%%

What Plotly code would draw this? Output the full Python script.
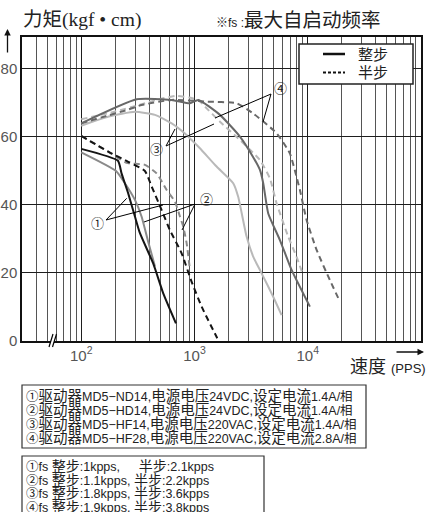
import math
import plotly.graph_objects as go

# ---------------- data (speed in PPS, torque in kgf·cm) ----------------
# ① MD5-ND14
s1_full_pps = [100, 211, 227, 260, 298, 330, 432, 530, 686]
s1_full_tq = [56.5, 53.0, 49.3, 43.4, 36.6, 31.7, 22.8, 14.0, 5.2]
s1_half_pps = [100, 173, 260, 365, 419, 513, 607, 770, 944, 1157, 1590]
s1_half_tq = [60.3, 55.7, 52.7, 50.0, 45.4, 38.5, 32.6, 25.8, 17.4, 10.1, 0.8]
# ② MD5-HD14
s2_full_pps = [100, 203, 243, 298, 341, 388, 448]
s2_full_tq = [55.5, 50.0, 46.4, 41.5, 36.6, 29.5, 21.9]
s2_half_pps = [100, 173, 250, 365, 463, 568, 672, 744, 796, 853, 911]
s2_half_tq = [60.3, 55.7, 52.4, 51.8, 49.3, 44.4, 41.0, 36.6, 33.6, 28.7, 21.0]
# ③ MD5-HF14
s3_full_pps = [100, 175, 298, 448, 629, 824, 944, 1117, 1568, 2198, 2432, 2886, 3300, 3917, 4955, 5877]
s3_full_tq = [63.3, 66.0, 67.4, 66.5, 64.0, 61.0, 59.1, 56.7, 51.3, 46.4, 42.4, 30.7, 24.8, 19.9, 13.0, 7.6]
s3_half_pps = [100, 200, 330, 500, 700, 900, 1080, 1240, 1680, 2520, 3784, 4634, 5310, 6720, 7960, 8990]
s3_half_tq = [65.2, 67.5, 69.5, 71.2, 72.1, 71.6, 70.9, 68.9, 64.5, 59.1, 53.2, 47.8, 40.5, 30.7, 24.8, 19.9]
# ④ MD5-HF28
s4_full_pps = [100, 309, 629, 912, 1080, 1678, 2520, 3280, 3784, 4046, 4480, 5680, 7200, 10450]
s4_full_tq = [64.0, 71.1, 70.9, 69.9, 70.9, 66.5, 60.1, 54.2, 50.3, 46.4, 37.5, 29.7, 20.9, 10.1]
s4_half_pps = [100, 168, 252, 341, 629, 1280, 2355, 3300, 5310, 6950, 7960, 8530, 9770, 11970, 15680, 18930]
s4_half_tq = [64.0, 66.2, 67.9, 69.4, 70.9, 70.4, 69.9, 66.9, 61.1, 55.2, 48.3, 44.4, 35.6, 26.8, 17.9, 12.1]

y_ticks = [0, 20, 40, 60, 80]
x_major = [100, 1000, 10000]
x_major_text = ["10<sup>2</sup>", "10<sup>3</sup>", "10<sup>4</sup>"]
x_minor = [m * 10 ** e for e in range(1, 5) for m in range(2, 10) if 30 < m * 10 ** e < 100000] + [100000]

legend_labels = ["整步", "半步"]
driver_lines = [
    ("①", "MD5−ND14", "24VDC", "1.4A"),
    ("②", "MD5−HD14", "24VDC", "1.4A"),
    ("③", "MD5−HF14", "220VAC", "1.4A"),
    ("④", "MD5−HF28", "220VAC", "2.8A"),
]
fs_lines = [
    ("①", "1kpps,\u2003\u2002", "2.1kpps"),
    ("②", "1.1kpps, ", "2.2kpps"),
    ("③", "1.8kpps, ", "3.6kpps"),
    ("④", "1.9kpps, ", "3.8kpps"),
]

# ---------------- figure geometry ----------------
W, H = 430, 512
L, R, T, B = 22, 421, 37, 341


def px(x):
    return (x - L) / (R - L)


def py(y):
    return (B - y) / (B - T)


C1, C2, C3, C4 = "#141414", "#8a8a8a", "#b9b9b9", "#686868"
DASH = "6px,4px"

fig = go.Figure()
series = [
    (s3_half_pps, s3_half_tq, C3, DASH),
    (s3_full_pps, s3_full_tq, C3, "solid"),
    (s4_half_pps, s4_half_tq, C4, DASH),
    (s4_full_pps, s4_full_tq, C4, "solid"),
    (s2_half_pps, s2_half_tq, C2, DASH),
    (s2_full_pps, s2_full_tq, C2, "solid"),
    (s1_half_pps, s1_half_tq, C1, DASH),
    (s1_full_pps, s1_full_tq, C1, "solid"),
]
for xs, ys, col, dash in series:
    fig.add_trace(go.Scatter(x=xs, y=ys, mode="lines",
                             line=dict(color=col, width=2, dash=dash, shape="spline", smoothing=0.5),
                             hoverinfo="skip", showlegend=False))

shapes = []
annos = []


def seg(x0, y0, x1, y1, w=1, col="black"):
    shapes.append(dict(type="line", xref="paper", yref="paper", x0=px(x0), y0=py(y0),
                       x1=px(x1), y1=py(y1), line=dict(color=col, width=w), layer="above"))


def txt(x, y, s, size=14, anchor="center", fam="Liberation Sans, Noto Sans CJK SC", col="#222"):
    annos.append(dict(x=px(x), y=py(y), xref="paper", yref="paper", text=s, showarrow=False,
                      xanchor=anchor, yanchor="middle", align="left",
                      font=dict(size=size, family=fam, color=col)))


# callouts
txt(97, 224, "①", 13)
seg(106, 220, 126.7, 198.3)
seg(106, 220, 163, 205)
txt(206, 200, "②", 13)
seg(195, 204, 144, 222)
seg(195, 204, 182, 230)
txt(156, 149, "③", 13)
seg(166, 146, 175, 129)
seg(166, 146, 214, 124)
txt(280, 88, "④", 13)
seg(271, 94, 215, 118)
seg(271, 94, 263, 122)

# axis break mark
shapes.append(dict(type="path", xref="paper", yref="paper",
                   path=f"M {px(49)},{py(347)} L {px(53)},{py(334)} L {px(56.5)},{py(334)} L {px(52.5)},{py(347)} Z",
                   fillcolor="white", line=dict(width=0), layer="above"))
seg(49, 347, 53, 334, 1.2)
seg(52.5, 347, 56.5, 334, 1.2)

# legend box
shapes.append(dict(type="rect", xref="paper", yref="paper", x0=px(299), y0=py(44), x1=px(413), y1=py(84),
                   fillcolor="white", line=dict(color="#222", width=1.5), layer="above"))
seg(323, 54, 345, 54, 2.5, "#111")
shapes.append(dict(type="line", xref="paper", yref="paper", x0=px(323), y0=py(72.5), x1=px(345), y1=py(72.5),
                   line=dict(color="#111", width=2, dash="3px,2px"), layer="above"))
txt(356, 54, legend_labels[0], 15, "left")
txt(356, 72, legend_labels[1], 15, "left")

# titles
txt(21, 20, "力矩(kgf • cm)", 19.5, "left", "Liberation Serif, Noto Sans CJK SC")
txt(214, 20, "<span style='font-size:12px'>※fs :</span>最大自启动频率", 19.5, "left",
    "Liberation Sans, Noto Sans CJK SC")

# axis arrows
annos.append(dict(x=px(7.5), y=py(29), xref="paper", yref="paper", ax=0, ay=25, text="",
                  showarrow=True, arrowhead=2, arrowsize=1, arrowwidth=1.3, arrowcolor="#111"))
annos.append(dict(x=px(424), y=py(352), xref="paper", yref="paper", ax=-29, ay=0, text="",
                  showarrow=True, arrowhead=2, arrowsize=1, arrowwidth=1.3, arrowcolor="#111"))
txt(428, 367, "速度 <span style='font-size:13px'>(PPS)</span>", 18, "right")

# driver box (one multi-line text block)
shapes.append(dict(type="rect", xref="paper", yref="paper", x0=px(22), y0=py(385), x1=px(366), y1=py(448),
                   fillcolor="rgba(0,0,0,0)", line=dict(color="#333", width=1.2), layer="above"))
drv = []
for n, model, volt, cur in driver_lines:
    drv.append(f"<span style='font-size:12.5px'>{n}</span>"
               f"<span style='font-size:14.5px'>驱动器</span>"
               f"<span style='font-size:12.5px'>{model},</span>"
               f"<span style='font-size:14.5px'>电源电压</span>"
               f"<span style='font-size:12.5px'>{volt},</span>"
               f"<span style='font-size:14.5px'>设定电流</span>"
               f"<span style='font-size:12.5px'>{cur}/相</span>")
txt(24, 417, "<br>".join(drv), 14 / 1.3, "left")

# fs box
shapes.append(dict(type="rect", xref="paper", yref="paper", x0=px(22), y0=py(456), x1=px(264), y1=py(530),
                   fillcolor="rgba(0,0,0,0)", line=dict(color="#333", width=1.2), layer="above"))
fsl = []
for n, f1, f2 in fs_lines:
    fsl.append(f"<span style='font-size:12.5px'>{n}fs </span>"
               f"<span style='font-size:14px'>整步</span>"
               f"<span style='font-size:12.5px'>:{f1}</span>"
               f"<span style='font-size:14px'>半步</span>"
               f"<span style='font-size:12.5px'>:{f2}</span>")
txt(24, 486.4, "<br>".join(fsl), 13.6 / 1.3, "left")

fig.update_layout(
    width=W, height=H,
    margin=dict(l=L, r=W - R, t=T, b=H - B, pad=0, autoexpand=False),
    paper_bgcolor="white", plot_bgcolor="white",
    shapes=shapes, annotations=annos,
    xaxis=dict(type="log", range=[math.log10(30), 5], tickvals=x_major, ticktext=x_major_text,
               automargin=False,
               showgrid=True, gridcolor="#1e1e1e", gridwidth=1,
               minor=dict(tickvals=x_minor, showgrid=True, gridcolor="#555", gridwidth=1, ticks=""),
               showline=True, linecolor="#111", linewidth=1.5, mirror=True, ticks="", zeroline=False,
               tickfont=dict(size=15, family="Liberation Sans", color="#555")),
    yaxis=dict(range=[0, 89.4], tickvals=y_ticks, showgrid=True, gridcolor="#1e1e1e", gridwidth=1,
               automargin=False,
               showline=True, linecolor="#111", linewidth=1.5, mirror=True, ticks="", zeroline=False,
               tickfont=dict(size=15, family="Liberation Sans", color="#555")),
)

fig.write_html("out.html", config={"displayModeBar": False},
               post_script="document.body.style.margin='0';document.body.style.overflow='hidden';")
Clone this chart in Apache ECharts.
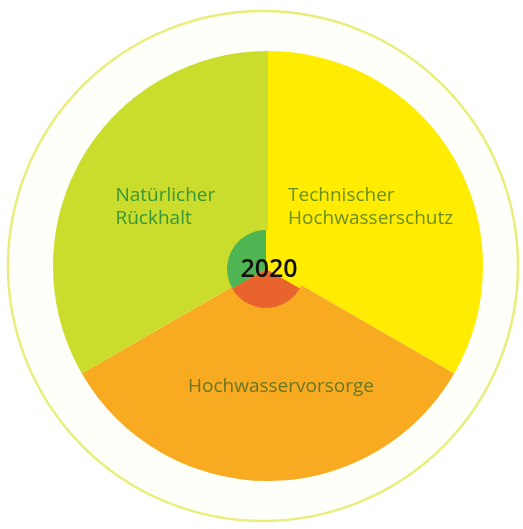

%%

## Problem requirements
Repeat only the lines between the start of the data and the line with "x_minor = [m", including those two lines, and skip the pictures.

## Result of the task
What Plotly code would draw this? Output the full Python script.
import math
import plotly.graph_objects as go

# ---------------- data (speed in PPS, torque in kgf·cm) ----------------
# ① MD5-ND14
s1_full_pps = [100, 211, 227, 260, 298, 330, 432, 530, 686]
s1_full_tq = [56.5, 53.0, 49.3, 43.4, 36.6, 31.7, 22.8, 14.0, 5.2]
s1_half_pps = [100, 173, 260, 365, 419, 513, 607, 770, 944, 1157, 1590]
s1_half_tq = [60.3, 55.7, 52.7, 50.0, 45.4, 38.5, 32.6, 25.8, 17.4, 10.1, 0.8]
# ② MD5-HD14
s2_full_pps = [100, 203, 243, 298, 341, 388, 448]
s2_full_tq = [55.5, 50.0, 46.4, 41.5, 36.6, 29.5, 21.9]
s2_half_pps = [100, 173, 250, 365, 463, 568, 672, 744, 796, 853, 911]
s2_half_tq = [60.3, 55.7, 52.4, 51.8, 49.3, 44.4, 41.0, 36.6, 33.6, 28.7, 21.0]
# ③ MD5-HF14
s3_full_pps = [100, 175, 298, 448, 629, 824, 944, 1117, 1568, 2198, 2432, 2886, 3300, 3917, 4955, 5877]
s3_full_tq = [63.3, 66.0, 67.4, 66.5, 64.0, 61.0, 59.1, 56.7, 51.3, 46.4, 42.4, 30.7, 24.8, 19.9, 13.0, 7.6]
s3_half_pps = [100, 200, 330, 500, 700, 900, 1080, 1240, 1680, 2520, 3784, 4634, 5310, 6720, 7960, 8990]
s3_half_tq = [65.2, 67.5, 69.5, 71.2, 72.1, 71.6, 70.9, 68.9, 64.5, 59.1, 53.2, 47.8, 40.5, 30.7, 24.8, 19.9]
# ④ MD5-HF28
s4_full_pps = [100, 309, 629, 912, 1080, 1678, 2520, 3280, 3784, 4046, 4480, 5680, 7200, 10450]
s4_full_tq = [64.0, 71.1, 70.9, 69.9, 70.9, 66.5, 60.1, 54.2, 50.3, 46.4, 37.5, 29.7, 20.9, 10.1]
s4_half_pps = [100, 168, 252, 341, 629, 1280, 2355, 3300, 5310, 6950, 7960, 8530, 9770, 11970, 15680, 18930]
s4_half_tq = [64.0, 66.2, 67.9, 69.4, 70.9, 70.4, 69.9, 66.9, 61.1, 55.2, 48.3, 44.4, 35.6, 26.8, 17.9, 12.1]

y_ticks = [0, 20, 40, 60, 80]
x_major = [100, 1000, 10000]
x_major_text = ["10<sup>2</sup>", "10<sup>3</sup>", "10<sup>4</sup>"]
x_minor = [m * 10 ** e for e in range(1, 5) for m in range(2, 10) if 30 < m * 10 ** e < 100000] + [100000]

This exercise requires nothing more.